> [Given instruction]
Drop every picture. Then return, exactly, the lines from the beginning of the listing below through the one containing "flat_y = [96.41, 97.93]".

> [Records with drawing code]
======

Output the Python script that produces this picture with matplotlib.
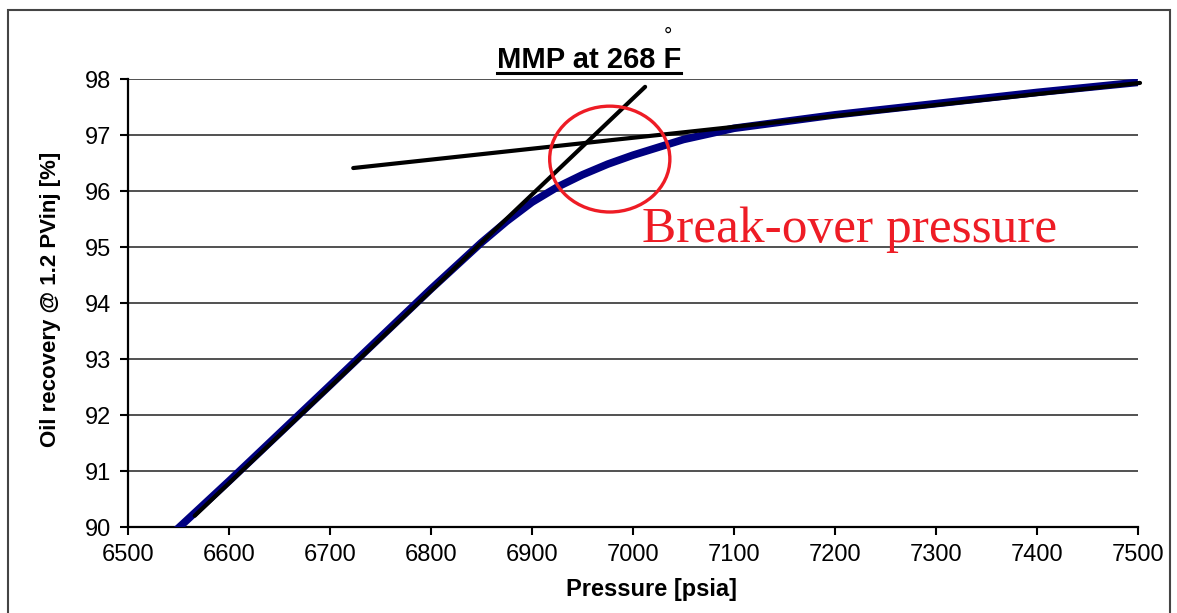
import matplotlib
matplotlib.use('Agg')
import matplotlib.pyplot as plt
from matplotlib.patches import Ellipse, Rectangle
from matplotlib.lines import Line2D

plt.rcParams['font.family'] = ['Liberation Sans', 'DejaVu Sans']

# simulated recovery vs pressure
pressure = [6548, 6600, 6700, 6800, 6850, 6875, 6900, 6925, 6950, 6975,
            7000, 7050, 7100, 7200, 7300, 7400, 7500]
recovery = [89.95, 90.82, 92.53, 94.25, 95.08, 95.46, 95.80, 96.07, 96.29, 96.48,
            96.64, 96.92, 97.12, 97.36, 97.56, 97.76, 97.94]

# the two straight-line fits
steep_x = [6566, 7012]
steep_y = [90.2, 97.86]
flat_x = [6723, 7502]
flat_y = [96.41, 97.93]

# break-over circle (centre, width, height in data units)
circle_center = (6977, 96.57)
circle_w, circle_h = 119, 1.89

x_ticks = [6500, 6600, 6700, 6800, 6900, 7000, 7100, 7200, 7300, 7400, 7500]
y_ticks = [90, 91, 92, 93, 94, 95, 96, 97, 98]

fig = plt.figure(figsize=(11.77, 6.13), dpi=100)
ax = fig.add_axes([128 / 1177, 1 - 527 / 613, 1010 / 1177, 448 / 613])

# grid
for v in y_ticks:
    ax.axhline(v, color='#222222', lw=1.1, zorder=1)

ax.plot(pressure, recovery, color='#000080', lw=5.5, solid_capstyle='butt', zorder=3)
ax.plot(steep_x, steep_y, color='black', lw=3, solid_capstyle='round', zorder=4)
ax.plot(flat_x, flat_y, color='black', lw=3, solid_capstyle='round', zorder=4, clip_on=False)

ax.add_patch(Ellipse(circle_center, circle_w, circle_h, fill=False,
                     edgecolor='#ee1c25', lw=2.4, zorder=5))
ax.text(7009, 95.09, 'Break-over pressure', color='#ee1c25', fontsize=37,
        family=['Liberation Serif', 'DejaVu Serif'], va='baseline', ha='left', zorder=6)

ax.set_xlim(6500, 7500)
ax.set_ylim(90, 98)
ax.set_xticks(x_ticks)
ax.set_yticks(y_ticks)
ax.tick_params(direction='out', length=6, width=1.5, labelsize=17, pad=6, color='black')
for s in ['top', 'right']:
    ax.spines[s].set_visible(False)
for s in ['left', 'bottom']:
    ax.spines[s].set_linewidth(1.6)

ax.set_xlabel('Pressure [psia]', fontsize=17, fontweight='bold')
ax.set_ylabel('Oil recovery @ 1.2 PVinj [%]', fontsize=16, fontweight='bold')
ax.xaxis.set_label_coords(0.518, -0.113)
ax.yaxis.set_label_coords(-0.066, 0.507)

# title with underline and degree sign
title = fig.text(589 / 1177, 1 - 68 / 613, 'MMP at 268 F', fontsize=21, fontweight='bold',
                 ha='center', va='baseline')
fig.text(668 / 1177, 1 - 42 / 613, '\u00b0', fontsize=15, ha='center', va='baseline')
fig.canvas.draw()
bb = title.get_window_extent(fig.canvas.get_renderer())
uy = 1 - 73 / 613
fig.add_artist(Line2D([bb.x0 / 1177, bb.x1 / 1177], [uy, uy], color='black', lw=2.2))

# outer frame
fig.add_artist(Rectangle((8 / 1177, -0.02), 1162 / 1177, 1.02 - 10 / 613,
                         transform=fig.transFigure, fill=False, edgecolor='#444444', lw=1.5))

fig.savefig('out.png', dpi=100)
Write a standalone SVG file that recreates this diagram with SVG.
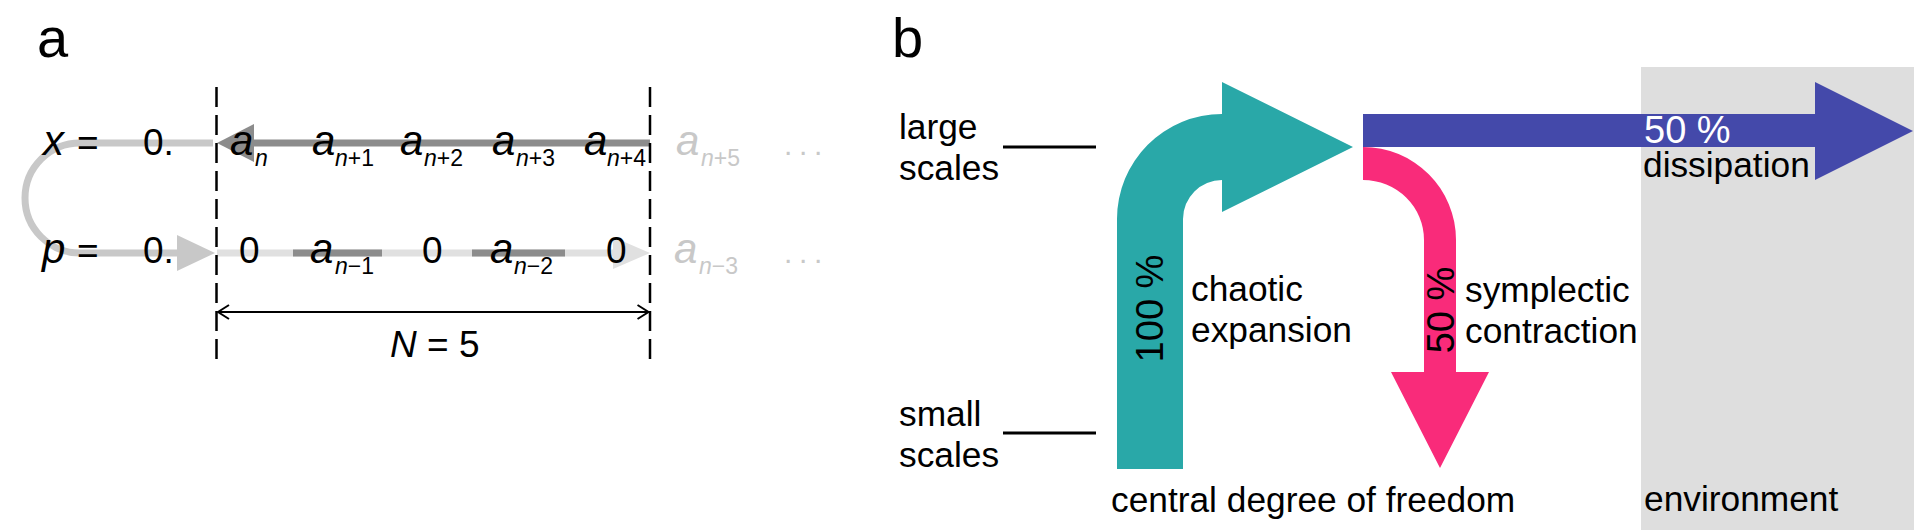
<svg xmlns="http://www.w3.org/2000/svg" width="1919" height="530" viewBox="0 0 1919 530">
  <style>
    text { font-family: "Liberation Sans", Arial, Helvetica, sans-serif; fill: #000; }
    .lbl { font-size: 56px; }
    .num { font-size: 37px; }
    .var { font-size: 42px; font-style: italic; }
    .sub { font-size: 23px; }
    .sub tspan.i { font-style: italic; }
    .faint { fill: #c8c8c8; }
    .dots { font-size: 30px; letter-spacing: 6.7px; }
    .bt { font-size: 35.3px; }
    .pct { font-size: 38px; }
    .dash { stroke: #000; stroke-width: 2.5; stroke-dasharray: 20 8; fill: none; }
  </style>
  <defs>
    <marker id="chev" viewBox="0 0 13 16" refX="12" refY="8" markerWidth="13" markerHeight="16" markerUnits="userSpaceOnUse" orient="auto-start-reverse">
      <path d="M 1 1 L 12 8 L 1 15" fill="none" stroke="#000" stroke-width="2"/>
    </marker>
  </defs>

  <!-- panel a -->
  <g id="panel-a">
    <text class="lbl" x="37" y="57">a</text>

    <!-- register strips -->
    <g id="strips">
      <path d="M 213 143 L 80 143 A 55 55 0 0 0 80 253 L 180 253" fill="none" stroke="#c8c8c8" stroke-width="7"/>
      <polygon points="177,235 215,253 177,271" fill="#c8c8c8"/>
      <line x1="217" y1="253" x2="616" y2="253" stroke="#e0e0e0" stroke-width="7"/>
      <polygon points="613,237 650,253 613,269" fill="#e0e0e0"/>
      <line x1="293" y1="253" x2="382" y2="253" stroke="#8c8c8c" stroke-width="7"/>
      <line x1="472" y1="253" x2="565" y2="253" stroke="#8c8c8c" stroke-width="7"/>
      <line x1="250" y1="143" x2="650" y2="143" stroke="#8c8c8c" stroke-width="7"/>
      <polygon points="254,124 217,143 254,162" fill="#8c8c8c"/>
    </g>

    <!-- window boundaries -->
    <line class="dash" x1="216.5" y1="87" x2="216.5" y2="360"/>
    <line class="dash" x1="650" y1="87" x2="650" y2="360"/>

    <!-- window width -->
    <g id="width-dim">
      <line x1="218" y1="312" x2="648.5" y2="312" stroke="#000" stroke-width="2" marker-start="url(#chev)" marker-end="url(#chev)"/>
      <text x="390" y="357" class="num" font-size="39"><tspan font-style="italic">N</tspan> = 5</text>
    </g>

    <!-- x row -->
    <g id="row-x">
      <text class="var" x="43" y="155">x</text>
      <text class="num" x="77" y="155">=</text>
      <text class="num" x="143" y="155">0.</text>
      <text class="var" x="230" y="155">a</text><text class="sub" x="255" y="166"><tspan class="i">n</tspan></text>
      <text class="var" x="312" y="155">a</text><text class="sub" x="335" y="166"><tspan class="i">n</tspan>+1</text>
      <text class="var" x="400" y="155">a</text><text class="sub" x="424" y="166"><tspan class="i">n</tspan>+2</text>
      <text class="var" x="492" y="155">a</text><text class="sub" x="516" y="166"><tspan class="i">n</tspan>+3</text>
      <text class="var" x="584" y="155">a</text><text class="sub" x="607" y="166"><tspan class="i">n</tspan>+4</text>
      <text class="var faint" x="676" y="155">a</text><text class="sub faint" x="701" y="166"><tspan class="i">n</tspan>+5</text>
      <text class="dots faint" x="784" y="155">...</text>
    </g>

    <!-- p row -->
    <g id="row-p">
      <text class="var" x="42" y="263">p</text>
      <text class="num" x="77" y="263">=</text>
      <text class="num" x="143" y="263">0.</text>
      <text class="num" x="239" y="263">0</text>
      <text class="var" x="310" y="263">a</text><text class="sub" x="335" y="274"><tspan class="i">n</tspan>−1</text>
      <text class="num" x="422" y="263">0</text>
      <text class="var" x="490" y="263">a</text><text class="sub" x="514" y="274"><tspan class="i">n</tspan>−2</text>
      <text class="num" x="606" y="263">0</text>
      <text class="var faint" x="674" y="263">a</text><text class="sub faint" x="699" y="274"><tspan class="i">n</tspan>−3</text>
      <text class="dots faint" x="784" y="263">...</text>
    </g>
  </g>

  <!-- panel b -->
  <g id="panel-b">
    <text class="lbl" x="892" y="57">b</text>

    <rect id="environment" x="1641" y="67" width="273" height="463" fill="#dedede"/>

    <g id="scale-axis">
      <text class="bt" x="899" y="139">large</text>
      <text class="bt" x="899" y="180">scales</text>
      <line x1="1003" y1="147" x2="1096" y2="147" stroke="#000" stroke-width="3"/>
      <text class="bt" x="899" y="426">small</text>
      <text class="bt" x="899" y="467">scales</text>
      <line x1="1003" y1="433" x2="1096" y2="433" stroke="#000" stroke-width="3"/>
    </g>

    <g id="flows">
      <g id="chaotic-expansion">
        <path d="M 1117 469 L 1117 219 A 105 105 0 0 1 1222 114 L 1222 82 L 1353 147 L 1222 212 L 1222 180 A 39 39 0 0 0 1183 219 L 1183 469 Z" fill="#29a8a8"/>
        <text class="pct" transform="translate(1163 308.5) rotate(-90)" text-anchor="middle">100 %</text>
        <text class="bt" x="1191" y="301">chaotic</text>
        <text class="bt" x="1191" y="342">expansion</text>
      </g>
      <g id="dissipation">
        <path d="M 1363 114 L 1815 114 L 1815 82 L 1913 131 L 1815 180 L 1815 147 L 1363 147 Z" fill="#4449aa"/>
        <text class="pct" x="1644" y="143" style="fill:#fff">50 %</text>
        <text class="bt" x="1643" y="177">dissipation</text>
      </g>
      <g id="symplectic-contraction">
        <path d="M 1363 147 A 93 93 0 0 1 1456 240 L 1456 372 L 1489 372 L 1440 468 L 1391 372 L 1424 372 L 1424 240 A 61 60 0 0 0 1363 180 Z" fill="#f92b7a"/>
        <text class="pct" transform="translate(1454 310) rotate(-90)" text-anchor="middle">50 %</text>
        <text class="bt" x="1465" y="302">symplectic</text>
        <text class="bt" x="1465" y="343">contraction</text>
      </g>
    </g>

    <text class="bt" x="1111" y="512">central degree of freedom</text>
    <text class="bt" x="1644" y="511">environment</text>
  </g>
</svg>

======

> [Complete answer]
Output the Python script that produces this picture with matplotlib.
import matplotlib
matplotlib.use('Agg')
import matplotlib.pyplot as plt
from matplotlib.patches import Ellipse, Rectangle
from matplotlib.lines import Line2D

plt.rcParams['font.family'] = ['Liberation Sans', 'DejaVu Sans']

# simulated recovery vs pressure
pressure = [6548, 6600, 6700, 6800, 6850, 6875, 6900, 6925, 6950, 6975,
            7000, 7050, 7100, 7200, 7300, 7400, 7500]
recovery = [89.95, 90.82, 92.53, 94.25, 95.08, 95.46, 95.80, 96.07, 96.29, 96.48,
            96.64, 96.92, 97.12, 97.36, 97.56, 97.76, 97.94]

# the two straight-line fits
steep_x = [6566, 7012]
steep_y = [90.2, 97.86]
flat_x = [6723, 7502]
flat_y = [96.41, 97.93]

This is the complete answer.